提高此算法的时间复杂度？

Question

I have created this algorithm which all it does is finds the pairs of integers that have the same product and the integers in the pairs have to be different. The product must not exceed the 1024. This is the easiest way I could come up to doing it, is there a way I could improve the efficiency and time complexity of this algorithm?

Thanks

import java.util.ArrayList;

public class Pairs {

    public static void main(String [] args){

        int nums[] = new int[1024];
        for(int i = 1;i<=1024;i++){
            nums[i-1] = i;
        }
        findPairs(nums);

    }

    static void findPairs(int [] nums){


        ArrayList<IntPair> pairs = new ArrayList<IntPair>();
        ArrayList<Products> products = new ArrayList<Products>();

        IntPair tempObject;
        Products tempProduct;
        int tempMultiplication = 0;

        for(int i =0;i<nums.length;i++){

            for(int j=0;j<nums.length;j++){

                tempObject = new IntPair(nums[i],nums[j]);
                pairs.add(tempObject);

                }


            }

        for(IntPair p:pairs){
            tempProduct = new Products(p.x,p.y);

            if(tempProduct.product <= 1024){
                products.add(tempProduct);
            }


        }


        for(int i = 0;i<products.size();i++){

            tempMultiplication = products.get(i).product;

            for(int j = 0;j<products.size();j++){

                 if(products.get(j).product == tempMultiplication)
                 {
                    if(products.get(i).x == products.get(j).x || products.get(i).y == products.get(j).y) {


                     }
                    else if (products.get(i).x == products.get(j).y || products.get(j).x == products.get(j).y || products.get(i).x == products.get(i).y){


                    }
                     else{
                         System.out.println("Matching pair found:("+ products.get(i).x + ","+products.get(i).y+")"  + "("+ products.get(j).x + ","+products.get(j).y+")" );
                     }


                 }


            }

        }


    }


}

Answer 1

You can't improve the time complexity of your algorithm. It is O(n^2) , which is as good as you can do if you are comparing all pairs in the input.

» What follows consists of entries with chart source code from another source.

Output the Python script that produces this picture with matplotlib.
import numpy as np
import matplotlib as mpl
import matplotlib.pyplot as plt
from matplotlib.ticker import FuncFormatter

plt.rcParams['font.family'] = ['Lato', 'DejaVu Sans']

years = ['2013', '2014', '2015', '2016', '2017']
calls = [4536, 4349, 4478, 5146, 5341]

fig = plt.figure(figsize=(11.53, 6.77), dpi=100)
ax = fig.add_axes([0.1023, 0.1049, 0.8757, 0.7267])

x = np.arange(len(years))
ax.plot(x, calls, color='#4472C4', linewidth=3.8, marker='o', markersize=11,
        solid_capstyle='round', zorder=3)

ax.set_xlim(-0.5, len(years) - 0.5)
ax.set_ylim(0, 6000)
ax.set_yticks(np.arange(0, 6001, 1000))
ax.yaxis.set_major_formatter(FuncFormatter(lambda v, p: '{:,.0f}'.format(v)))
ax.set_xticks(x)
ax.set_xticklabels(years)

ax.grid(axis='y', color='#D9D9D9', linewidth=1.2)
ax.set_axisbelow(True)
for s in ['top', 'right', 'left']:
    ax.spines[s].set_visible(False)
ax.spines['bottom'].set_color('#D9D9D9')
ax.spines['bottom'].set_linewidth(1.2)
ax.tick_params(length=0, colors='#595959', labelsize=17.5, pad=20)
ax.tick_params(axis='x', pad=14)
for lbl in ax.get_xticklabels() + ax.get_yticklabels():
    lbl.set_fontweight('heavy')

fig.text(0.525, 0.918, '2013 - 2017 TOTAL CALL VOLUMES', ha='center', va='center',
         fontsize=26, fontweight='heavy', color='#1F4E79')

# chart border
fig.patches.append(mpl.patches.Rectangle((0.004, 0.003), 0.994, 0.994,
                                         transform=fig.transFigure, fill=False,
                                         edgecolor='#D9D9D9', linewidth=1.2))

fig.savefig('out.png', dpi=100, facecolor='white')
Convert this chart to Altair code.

But that's not to say that you can't improve the running time . Not all O(n^2) algorithms are equally good; you can make it run faster by getting it to do less work; in this case, that basically means skipping checking of numbers whose product can't be equal.

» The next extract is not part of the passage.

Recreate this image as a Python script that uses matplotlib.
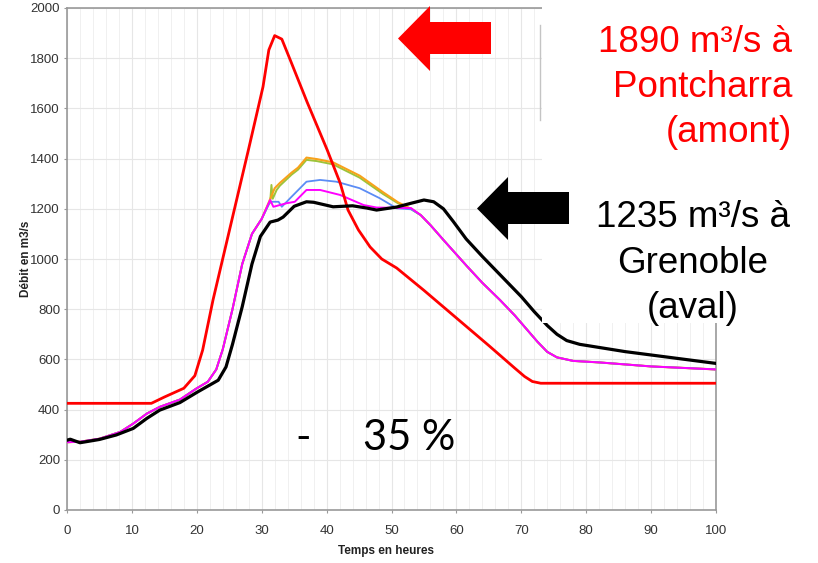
import matplotlib
matplotlib.use("Agg")
import matplotlib.pyplot as plt
from matplotlib.patches import Polygon, Rectangle
from matplotlib.ticker import MultipleLocator

# Data ----------------------------------------------------------------------
# Pontcharra (amont), red
red_x = [0, 13, 15, 18, 19.7, 20.9, 22.5, 25.4, 28, 30.2, 31.1, 32, 33.1, 34.4,
         37, 40.1, 42.1, 43.3, 44.9, 46.7, 48.5, 50.8, 55, 60, 65, 69, 70.5, 71.7, 73, 100]
red_y = [425, 425, 450, 485, 535, 637, 837, 1155, 1440, 1686, 1833, 1890, 1876, 1793,
         1625, 1434, 1302, 1195, 1116, 1048, 1000, 964, 875, 765, 655, 565, 532, 512, 505, 505]

# Grenoble (aval), black
black_x = [0, 0.5, 2, 5, 7.6, 10.2, 12.3, 14.3, 17.4, 20.1, 23.3, 24.5, 25.5, 27, 28.5,
           29.8, 31.3, 32.5, 33.3, 35, 36.9, 38, 41, 44, 46.2, 47.7, 50.8, 53, 55,
           56.5, 58, 59.5, 61.5, 64, 67, 70, 72, 74, 75.5, 77, 79, 86, 100]
black_y = [278, 282, 268, 281, 299, 325, 365, 398, 428, 470, 517, 570, 660, 810, 980,
           1090, 1147, 1155, 1167, 1210, 1228, 1226, 1208, 1212, 1203, 1195, 1207, 1222, 1235,
           1228, 1200, 1150, 1080, 1010, 930, 850, 790, 735, 700, 675, 660, 631, 584]

# shared rising / falling limbs of the four intermediate curves
rise_x = [0, 2, 5, 8.2, 10.2, 12.3, 14.3, 17.4, 20, 21.7, 23, 24, 25.5, 27, 28.5, 30]
rise_y = [270, 272, 284, 311, 344, 384, 411, 440, 485, 511, 560, 640, 800, 980, 1100, 1160]
fall_x = [54.5, 56, 58, 61.6, 64, 66.7, 69, 71, 72.5, 74, 75.5, 78, 82, 90, 100]
fall_y = [1175, 1135, 1076, 972, 905, 837, 775, 715, 670, 630, 608, 594, 588, 572, 560]

orange_x = rise_x + [31, 32, 32.8, 34.6, 35.6, 36.9, 38.5, 41, 45.1, 48.7, 51, 53] + fall_x
orange_y = rise_y + [1220, 1282, 1303, 1344, 1364, 1404, 1398, 1385, 1332, 1266, 1226, 1200] + fall_y
green_x = rise_x + [31, 31.3, 31.5, 31.7, 32.3, 32.8, 34.6, 35.6, 36.9, 38.5, 41, 45.1, 48.7, 51, 53] + fall_x
green_y = rise_y + [1215, 1225, 1295, 1240, 1275, 1292, 1336, 1356, 1395, 1390, 1377, 1324, 1259, 1222, 1200] + fall_y
blue_x = rise_x + [31.3, 32.6, 33.1, 34.6, 36.9, 39, 41.5, 45.1, 48.2, 50.8, 53] + fall_x
blue_y = rise_y + [1228, 1228, 1208, 1248, 1308, 1315, 1308, 1282, 1242, 1202, 1198] + fall_y
magenta_x = rise_x + [31.3, 31.8, 33.8, 35.1, 36.9, 39, 42.1, 45.7, 47.7, 53] + fall_x
magenta_y = rise_y + [1235, 1208, 1222, 1228, 1275, 1275, 1255, 1215, 1205, 1203] + fall_y

W, H = 818, 563


def fx(px):
    return px / W


def fy(py):
    return 1 - py / H


# Plot -----------------------------------------------------------------------
fig = plt.figure(figsize=(W / 100, H / 100), dpi=100)
ax = fig.add_axes([fx(67), fy(510), fx(716) - fx(67), fy(8) - fy(510)])

ax.plot(green_x, green_y, color="#9cc43a", lw=1.4, zorder=3)
ax.plot(orange_x, orange_y, color="#f7a21b", lw=1.5, zorder=3)
ax.plot(blue_x, blue_y, color="#5b8cf5", lw=1.3, zorder=3)
ax.plot(magenta_x, magenta_y, color="#ff00ff", lw=1.4, zorder=3)
ax.plot(red_x, red_y, color="#ff0000", lw=2.0, zorder=4)
ax.plot(black_x, black_y, color="black", lw=2.3, zorder=4)

ax.set_xlim(0, 100)
ax.set_ylim(0, 2000)
ax.xaxis.set_major_locator(MultipleLocator(10))
ax.xaxis.set_minor_locator(MultipleLocator(2))
ax.yaxis.set_major_locator(MultipleLocator(200))
ax.grid(True, which="major", color="#e6e6e6", lw=0.8)
ax.grid(True, which="minor", axis="x", color="#eeeeee", lw=0.6)
ax.set_axisbelow(True)
for s in ax.spines.values():
    s.set_color("#999999")
    s.set_linewidth(1.2)

tick_font = ["Liberation Sans Narrow", "Liberation Sans"]
ax.tick_params(which="major", length=2.5, color="#999999", labelcolor="#333333", labelsize=9.5)
ax.tick_params(which="minor", length=0)
ax.tick_params(axis="x", pad=8.5)
ax.tick_params(axis="y", pad=2.5)
for lab in ax.get_xticklabels() + ax.get_yticklabels():
    lab.set_family(tick_font)

fig.text(fx(26), fy(259), "Débit en m3/s", rotation=90, ha="center", va="center",
         fontsize=8.5, fontweight="bold", family=tick_font, color="#222222")
fig.text(fx(386), fy(551), "Temps en heures", ha="center", va="center",
         fontsize=8.5, fontweight="bold", family=tick_font, color="#222222")

# Overlay: white panel behind the labels ------------------------------------
fig.add_artist(Rectangle((fx(542), fy(323)), 1 - fx(542), 1 - fy(323),
                         transform=fig.transFigure, facecolor="white",
                         edgecolor="none", zorder=5))
fig.add_artist(plt.Line2D([fx(540), fx(540)], [fy(25), fy(120)],
                          transform=fig.transFigure, color="#c4c4c4", lw=1, zorder=5))

red_arrow = [(398, 38.5), (430, 6), (430, 22), (491, 22), (491, 54), (430, 54), (430, 71)]
black_arrow = [(477, 208.5), (508, 177), (508, 192), (569, 192), (569, 224), (508, 224), (508, 240)]
fig.add_artist(Polygon([(fx(a), fy(b)) for a, b in red_arrow], closed=True,
                       transform=fig.transFigure, facecolor="#ff0000", edgecolor="none", zorder=6))
fig.add_artist(Polygon([(fx(a), fy(b)) for a, b in black_arrow], closed=True,
                       transform=fig.transFigure, facecolor="black", edgecolor="none", zorder=6))

big = ["Liberation Sans", "DejaVu Sans"]
for txt, py in [("1890 m³/s à", 52), ("Pontcharra", 97), ("(amont)", 142)]:
    fig.text(fx(792), fy(py), txt, ha="right", va="baseline", fontsize=26.5,
             color="#ff0000", family=big, zorder=7)
for txt, py in [("1235 m³/s à", 227), ("Grenoble", 273), ("(aval)", 318)]:
    fig.text(fx(693), fy(py), txt, ha="center", va="baseline", fontsize=26.5,
             color="black", family=big, zorder=7)

fig.text(fx(303), fy(450), "-", ha="center", va="baseline", fontsize=30,
         family=["Lato", "DejaVu Sans"], zorder=7)
fig.text(fx(363), fy(450), "35 %", ha="left", va="baseline", fontsize=30,
         family=["Lato", "DejaVu Sans"], zorder=7)

fig.savefig("out.png", dpi=100)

Put the pairs into buckets which have equal product:

Map<Integer, List<int[]>> map = new HashMap<>();
for (int i = 0; i < nums.length; ++i) {
  for (int j = i+1; j < nums.length; ++j) {
    if (nums[i] == nums[j] || nums[i]*nums[j] > 1024) continue;

    map.computeIfAbsent(nums[i]*nums[j], ArrayList::new)
        .add(new int[] {nums[i], nums[j]});
  }
}

Then just iterate all of the pairs of pairs within each bucket:

for (List<int[]> list : map.values()) {
  for (int i = 0; i < list.size(); ++i) {
    for (int j = 1; j < list.size(); ++j) {
      System.out.printf(
          "Matching pair found: %s %s%n",
          Arrays.toString(list.get(i)),
          Arrays.toString(list.get(j)));
    }
  }
}

This is still O(n^2) in the worst case, which is where all pairs of numbers have an equal product, meaning that the iteration over pairs with equal product is just iterating all pairs. I doubt that's actually possible, though, without all numbers being equal, which is prohibited by the check that the numbers in the pair are distinct.

You may be able to shave off a bit of time by sorting nums first, and then breaking the top inner loop once nums[i]*nums[j] > 1024 rather than continuing; it depends on how big nums is as to whether it is worth sorting it (having potentially copied it, if you don't want to change the input array).